Every record should be written out exactly, with the pictures left out.

## start TASK MATERIAL

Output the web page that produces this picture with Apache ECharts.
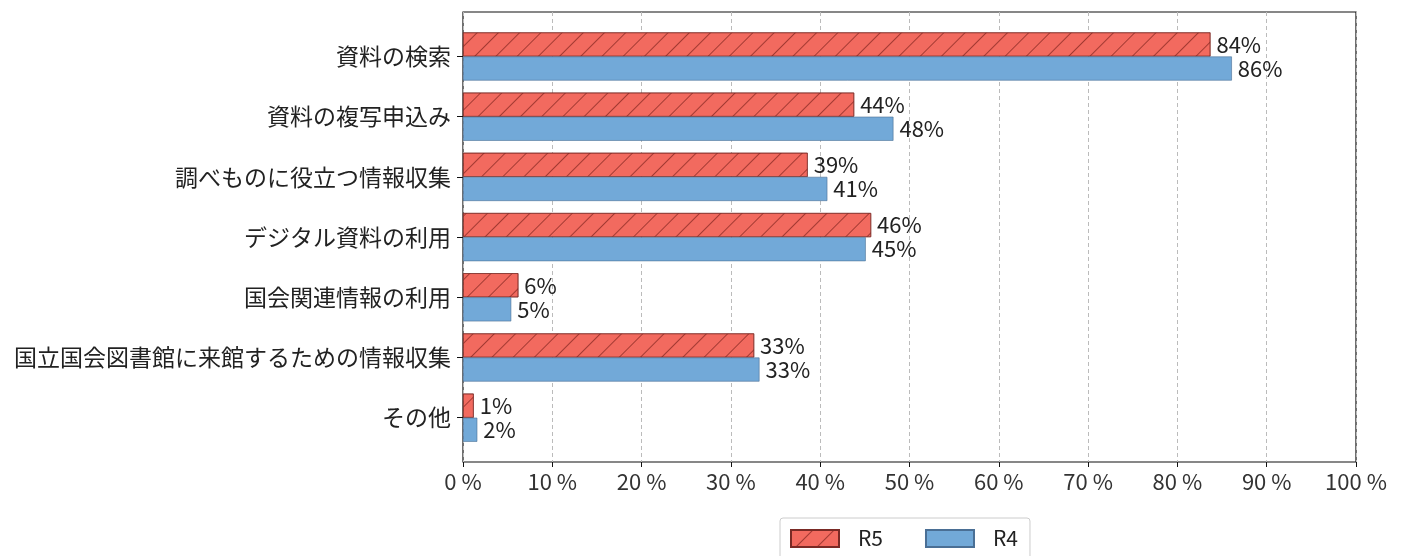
<!DOCTYPE html>
<html><head><meta charset="utf-8">
<script src="https://cdn.jsdelivr.net/npm/echarts@6/dist/echarts.min.js"></script>
<style>html,body{margin:0;padding:0;background:#fff}#c{width:1410px;height:556px}</style>
</head><body><div id="c"></div>
<script>
const categories = ['資料の検索','資料の複写申込み','調べものに役立つ情報収集','デジタル資料の利用','国会関連情報の利用','国立国会図書館に来館するための情報収集','その他'];
const r5 = [83.7, 43.8, 38.6, 45.7, 6.2, 32.6, 1.2];
const r4 = [86.1, 48.2, 40.8, 45.1, 5.4, 33.2, 1.6];
const seriesNames = ['R5','R4'];

const font = '"Noto Sans CJK JP","Noto Sans",sans-serif';
const chart = echarts.init(document.getElementById('c'));
const lbl = {show:true, position:'right', distance:6, fontSize:22, color:'#222', fontFamily:font,
  formatter: p => Math.round(p.value) + '%'};
chart.setOption({
  animation:false,
  grid:[
    {left:463, right:54, top:12, bottom:94, show:true, borderColor:'#111', borderWidth:1.2, backgroundColor:'transparent'},
    {left:463, right:54, top:26.4, height:421.4}
  ],
  xAxis:[
    {gridIndex:0, type:'value', min:0, max:100, interval:10,
     axisLine:{show:false}, axisTick:{show:true, length:5, lineStyle:{color:'#111'}},
     axisLabel:{fontSize:22, color:'#333', fontFamily:font, margin:9, formatter: v => v + ' %'},
     splitLine:{show:true, lineStyle:{color:'#bbb', type:[4,3], width:1}}},
    {gridIndex:1, type:'value', min:0, max:100, show:false}
  ],
  yAxis:[
    {gridIndex:0, type:'value', min:0, max:1, show:false},
    {gridIndex:1, type:'category', data:categories, inverse:true,
     axisLine:{show:false}, axisTick:{show:true, length:6, alignWithLabel:true, lineStyle:{color:'#111'}},
     axisLabel:{fontSize:23, color:'#222', fontFamily:font, margin:12}}
  ],
  legend:{top:518, left:780, data:seriesNames, icon:'rect', itemWidth:48, itemHeight:17, itemGap:42,
    padding:[10,12,10,10], borderColor:'#ccc', borderWidth:1, borderRadius:3,
    textStyle:{fontSize:21, color:'#222', fontFamily:font, padding:[0,0,0,14]}},
  series:[
    {name:seriesNames[0], type:'bar', xAxisIndex:1, yAxisIndex:1, data:r5, barGap:'0%', barCategoryGap:'20%',
     itemStyle:{color:'#F26A5F', borderColor:'#7a2a25', borderWidth:0.6,
       decal:{symbol:'rect', color:'rgba(110,25,20,0.6)', dashArrayX:[1,0], dashArrayY:[1,14], rotation:-Math.PI/4}},
     label:lbl},
    {name:seriesNames[1], type:'bar', xAxisIndex:1, yAxisIndex:1, data:r4, barGap:'0%', barCategoryGap:'20%',
     itemStyle:{color:'#72A9D8', borderColor:'#4a6f95', borderWidth:0.6},
     label:lbl}
  ]
});
</script></body></html>
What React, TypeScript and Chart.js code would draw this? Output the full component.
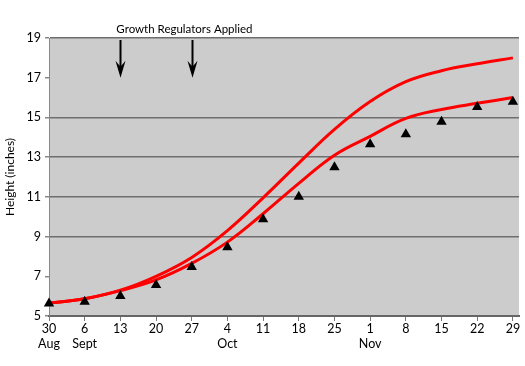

## end TASK MATERIAL

_COMPLETED EXERCISE_.
Output the web page that produces this picture with Apache ECharts.
<!DOCTYPE html>
<html><head><meta charset="utf-8">
<script src="https://cdn.jsdelivr.net/npm/echarts@6/dist/echarts.min.js"></script>
<style>html,body{margin:0;padding:0;background:#fff}#c{width:1410px;height:556px}</style>
</head><body><div id="c"></div>
<script>
const categories = ['資料の検索','資料の複写申込み','調べものに役立つ情報収集','デジタル資料の利用','国会関連情報の利用','国立国会図書館に来館するための情報収集','その他'];
const r5 = [83.7, 43.8, 38.6, 45.7, 6.2, 32.6, 1.2];
const r4 = [86.1, 48.2, 40.8, 45.1, 5.4, 33.2, 1.6];
const seriesNames = ['R5','R4'];

const font = '"Noto Sans CJK JP","Noto Sans",sans-serif';
const chart = echarts.init(document.getElementById('c'));
const lbl = {show:true, position:'right', distance:6, fontSize:22, color:'#222', fontFamily:font,
  formatter: p => Math.round(p.value) + '%'};
chart.setOption({
  animation:false,
  grid:[
    {left:463, right:54, top:12, bottom:94, show:true, borderColor:'#111', borderWidth:1.2, backgroundColor:'transparent'},
    {left:463, right:54, top:26.4, height:421.4}
  ],
  xAxis:[
    {gridIndex:0, type:'value', min:0, max:100, interval:10,
     axisLine:{show:false}, axisTick:{show:true, length:5, lineStyle:{color:'#111'}},
     axisLabel:{fontSize:22, color:'#333', fontFamily:font, margin:9, formatter: v => v + ' %'},
     splitLine:{show:true, lineStyle:{color:'#bbb', type:[4,3], width:1}}},
    {gridIndex:1, type:'value', min:0, max:100, show:false}
  ],
  yAxis:[
    {gridIndex:0, type:'value', min:0, max:1, show:false},
    {gridIndex:1, type:'category', data:categories, inverse:true,
     axisLine:{show:false}, axisTick:{show:true, length:6, alignWithLabel:true, lineStyle:{color:'#111'}},
     axisLabel:{fontSize:23, color:'#222', fontFamily:font, margin:12}}
  ],
  legend:{top:518, left:780, data:seriesNames, icon:'rect', itemWidth:48, itemHeight:17, itemGap:42,
    padding:[10,12,10,10], borderColor:'#ccc', borderWidth:1, borderRadius:3,
    textStyle:{fontSize:21, color:'#222', fontFamily:font, padding:[0,0,0,14]}},
  series:[
    {name:seriesNames[0], type:'bar', xAxisIndex:1, yAxisIndex:1, data:r5, barGap:'0%', barCategoryGap:'20%',
     itemStyle:{color:'#F26A5F', borderColor:'#7a2a25', borderWidth:0.6,
       decal:{symbol:'rect', color:'rgba(110,25,20,0.6)', dashArrayX:[1,0], dashArrayY:[1,14], rotation:-Math.PI/4}},
     label:lbl},
    {name:seriesNames[1], type:'bar', xAxisIndex:1, yAxisIndex:1, data:r4, barGap:'0%', barCategoryGap:'20%',
     itemStyle:{color:'#72A9D8', borderColor:'#4a6f95', borderWidth:0.6},
     label:lbl}
  ]
});
</script></body></html>
What React, TypeScript and Chart.js code would draw this? Output the full component.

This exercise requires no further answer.